Minggu, 24 Juli 2011

Majalah Lama: "Ilmu Marxis" Tahun 1964





Penerbit: Jajasan "Pembaruan". Alamat: Kramat V/7/Djakarta. Ketua Dewan Redaksi: D.N. Aidit. Anggota-anggota: Njoto; Ir. Sakirman; Ir. Thaher Thajeb; Drs. Piry; Prof. Bakri Siregar; Drs. H. Porkas; B.C. Sama (BA); Abd. Madjid SH. Sekretaris: B.C. Samah.

Motto: Majalah Ilmu Marxis dan Progresif Non-Marxis. Isinya adalah tulisan-tulisan mengenai Marxisme dan hal-hal lain yang berkaitan atau dikaitkan dengan Marxisme. Dalam edisi ini, misalnya, D.N. Aidit menulis dengan judul "Filsafat Kaum Komunis Bukan Filosofisch Meterialisme Feuerbach". Aidit juga membuat tulisan lain berjudul "Pokok-pokok Kesimpulan dari Riset Hubungan Agraria di Djawa". Kemudian "Drs. Ie Kheng Heng menulis soal "Ilmu Kimia dan Marxisme". Dan lain-lain.

Majalah yang tampak di blog adalah edisi No. 3/Tahun VIII/Triwilan Ketiga/1964.

Catatan:

Ketua Dewan Redaksi Majalah Ilmu Marxis, D.N. Aidit adalah Ketua Komite Sentral Partai Komunis Indonesia (CC-PKI). Ia dilahirkan dengan nama Achmad Aidit di Belitung, dan dipanggil “Amat” oleh orang-orang yang akrab dengannya. Di masa kecilnya, Aidit mendapatkan pendidikan Belanda. Ia belajar teori politik Marxis melalui Perhimpunan Demokratik Sosial Hindia Belanda (yang belakangan berganti nama menjadi Partai Komunis Indonesia). Dalam aktivitas politiknya itu pula ia mulai berkenalan dengan orang-orang yang kelak memainkan peranan penting dalam politik Indonesia, seperti Adam Malik, Chaerul Saleh, Bung Karno, Bung Hatta, dan Prof. Mohammad Yamin. Menurut sejumlah temannya, Hatta mulanya menaruh banyak harapan dan kepercayaan kepadanya, dan Aidit menjadi anak didik kesayangan Hatta. Namun belakangan mereka berseberangan jalan dari segi ideologi politiknya.

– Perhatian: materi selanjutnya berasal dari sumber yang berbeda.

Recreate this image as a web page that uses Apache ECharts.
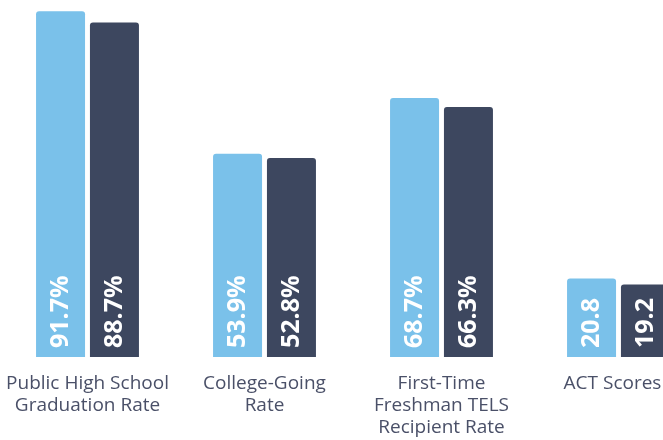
<!DOCTYPE html>
<html>
<head>
<meta charset="utf-8">
<script src="https://cdn.jsdelivr.net/npm/echarts@6/dist/echarts.min.js"></script>
<style>
  html, body { margin: 0; padding: 0; background: #fff; }
  #chart { width: 663px; height: 440px; }
</style>
</head>
<body>
<div id="chart"></div>
<script>
// categories and the two series
var categories = [
    'Public High School\nGraduation Rate',
    'College-Going\nRate',
    'First-Time\nFreshman TELS\nRecipient Rate',
    'ACT Scores'
];
var seriesA = [91.7, 53.9, 68.7, 20.8];
var seriesB = [88.7, 52.8, 66.3, 19.2];
// last category is a score, the others are percentages
var suffixes = ['%', '%', '%', ''];

var chart = echarts.init(document.getElementById('chart'));

function barLabel(){
    return {
        show: true,
        position: 'insideBottom',
        rotate: 90,
        align: 'left',
        verticalAlign: 'middle',
        distance: 9,
        color: '#fff',
        fontFamily: 'Open Sans',
        fontWeight: 'bold',
        fontSize: 25,
        formatter: function(p){
            return p.value.toFixed(1) + suffixes[p.dataIndex];
        }
    };
}

// last label sits against the right edge, nudge it left a little
var axisData = categories.map(function(c, i){
    if(i === categories.length - 1){
        return { value: c, textStyle: { padding: [0, 12, 0, 0] } };
    }
    return c;
});

var option = {
    animation: false,
    grid: {
        left: -1,
        width: 708,
        top: -20,
        bottom: 83,
        containLabel: false,
        outerBoundsMode: 'none'
    },
    xAxis: {
        type: 'category',
        data: axisData,
        axisLine: { show: false },
        axisTick: { show: false },
        axisLabel: {
            color: '#4a5068',
            fontFamily: 'Open Sans',
            fontSize: 19,
            lineHeight: 22,
            margin: 16,
            interval: 0
        }
    },
    yAxis: {
        type: 'value',
        min: 0,
        max: 100,
        show: false,
        splitLine: { show: false }
    },
    series: [
        {
            type: 'bar',
            data: seriesA,
            barWidth: 49,
            barGap: '10%',
            itemStyle: { color: '#7ac1ea', borderRadius: [3, 3, 0, 0] },
            label: barLabel()
        },
        {
            type: 'bar',
            data: seriesB,
            barWidth: 49,
            barGap: '10%',
            itemStyle: { color: '#3d475f', borderRadius: [3, 3, 0, 0] },
            label: barLabel()
        }
    ]
};

chart.setOption(option);
</script>
</body>
</html>
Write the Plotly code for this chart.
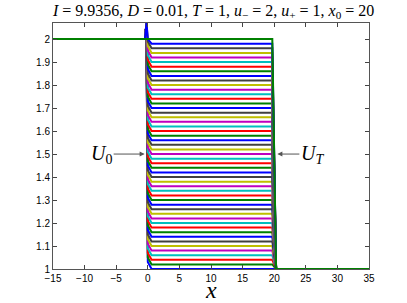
import plotly.graph_objects as go

# Levels of the intermediate plateau (0 < x < 20) for each curve
levels = [1.00, 1.02, 1.04, 1.06, 1.08, 1.10, 1.12, 1.14, 1.16, 1.18,
          1.20, 1.22, 1.24, 1.26, 1.28, 1.30, 1.32, 1.34, 1.36, 1.38,
          1.40, 1.42, 1.44, 1.46, 1.48, 1.50, 1.52, 1.54, 1.56, 1.58,
          1.60, 1.62, 1.64, 1.66, 1.68, 1.70, 1.72, 1.74, 1.76, 1.78,
          1.80, 1.82, 1.84, 1.86, 1.88, 1.90, 1.92, 1.94, 1.96, 1.98, 2.00]
u_minus = 2.0
u_plus = 1.0
spike_top = 2.07
overshoot = 0.03
# profile breakpoints in x
x_pts = [-15, -0.45, -0.2, 0.0, 0.6, 19.7, 20.3, 35]

colors = ["rgb(0,0,255)", "rgb(0,128,0)", "rgb(255,0,0)", "rgb(0,191,191)",
          "rgb(191,0,191)", "rgb(191,191,0)", "rgb(64,64,64)"]

xticks = [-15, -10, -5, 0, 5, 10, 15, 20, 25, 30, 35]
xtick_text = ["\u221215", "\u221210", "\u22125", "0", "5", "10", "15", "20", "25", "30", "35"]
yticks = [1, 1.1, 1.2, 1.3, 1.4, 1.5, 1.6, 1.7, 1.8, 1.9, 2]
ytick_text = ["1", "1.1", "1.2", "1.3", "1.4", "1.5", "1.6", "1.7", "1.8", "1.9", "2"]

fig = go.Figure()
n = len(levels)
for k, c in enumerate(levels):
    last = (k == n - 1)
    if last:
        ys = [u_minus, u_minus, u_minus, u_minus, u_minus, c, u_plus, u_plus]
    else:
        ys = [u_minus, u_minus, spike_top, min(c + overshoot, u_minus), c, c, u_plus, u_plus]
    fig.add_trace(go.Scatter(x=x_pts, y=ys, mode="lines",
                             line=dict(color=colors[k % 7], width=2),
                             showlegend=False, hoverinfo="skip"))

serif = "Liberation Serif, Times New Roman, serif"
fig.update_layout(
    width=407, height=303,
    margin=dict(l=53, r=38, t=23, b=34, autoexpand=False),
    plot_bgcolor="white", paper_bgcolor="white",
    title=dict(text="<i>I</i> = 9.9356, <i>D</i> = 0.01, <i>T</i> = 1, <i>u</i><sub>\u2212</sub> = 2, <i>u</i><sub>+</sub> = 1, <i>x</i><sub>0</sub> = 20",
               x=0.525, xanchor="center", y=0.985, yanchor="top", automargin=False,
               font=dict(family=serif, size=16, color="black")),
    xaxis=dict(range=[-15, 35], tickvals=xticks, ticktext=xtick_text, automargin=False,
               ticks="inside", ticklen=4, tickcolor="#444", showline=True,
               linecolor="#555", linewidth=1, mirror="ticks", showgrid=False,
               zeroline=False, tickfont=dict(family="Liberation Sans, Arial", size=10, color="black")),
    yaxis=dict(range=[1, spike_top], tickvals=yticks, ticktext=ytick_text, automargin=False,
               ticks="inside", ticklen=4, tickcolor="#444", showline=True,
               linecolor="#555", linewidth=1, mirror="ticks", showgrid=False,
               zeroline=False, tickfont=dict(family="Liberation Sans, Arial", size=10, color="black")),
    annotations=[
        dict(x=0.5, y=0, xref="paper", yref="paper", text="<i>x</i>", showarrow=False,
             xanchor="center", yanchor="top", yshift=-6,
             font=dict(family=serif, size=24, color="black")),
        dict(x=-0.5, y=1.5, xref="x", yref="y", ax=-31, ay=0, text="<i>U</i><sub>0</sub>",
             showarrow=True, arrowhead=2, arrowsize=1, arrowwidth=1, arrowcolor="#555",
             xanchor="right", font=dict(family=serif, size=20, color="black")),
        dict(x=20.5, y=1.5, xref="x", yref="y", ax=22, ay=0, text="<i>U</i><sub><i>T</i></sub>",
             showarrow=True, arrowhead=2, arrowsize=1, arrowwidth=1, arrowcolor="#555",
             xanchor="left", font=dict(family=serif, size=20, color="black")),
    ],
)
fig.write_html("out.html", config={"displayModeBar": False},
               post_script="document.body.style.margin='0';")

Meskipun ia seorang Marxis dan anggota Komunis Internasional (Komintern), Aidit menunjukkan dukungan terhadap paham Marhaenisme Sukarno dan membiarkan partainya berkembang. Ia berhasil menjadi Sekjen PKI, dan belakangan Ketua. Di bawah kepemimpinannya, PKI menjadi partai komunis ketiga terbesar di dunia, setelah Uni Soviet dan RRC. Ia mengembangkan sejumlah program untuk berbagai kelompok masyarakat, seperti Pemuda Rakyat, Gerwani, Barisan Tani Indonesia (BTI), Lekra, dan lain-lain.Pada 1965, PKI menjadi partai politik terbesar di Indonesia, dan menjadi semakin berani dalam memperlihatkan kecenderungannya terhadap kekuasaan. Pada tanggal 30 September 1965 terjadilah tragedi nasional yang dimulai di Jakarta dengan diculik dan dibunuhnya enam orang jenderal dan seorang perwira. Peristiwa ini dikenal sebagai Peristiwa G-30-S.

Pemerintah Orde Baru di bawah Jenderal Soeharto mengeluarkan versi resmi bahwa PKI-lah pelakunya, dan sebagai pimpinan partai, Aidit dituduh sebagai dalang peristiwa ini. Tuduhan ini tidak sempat terbukti, karena Aidit meninggal dalam pengejaran oleh militer ketika ia melarikan diri ke Yogyakarta dan dibunuh di sana oleh militer.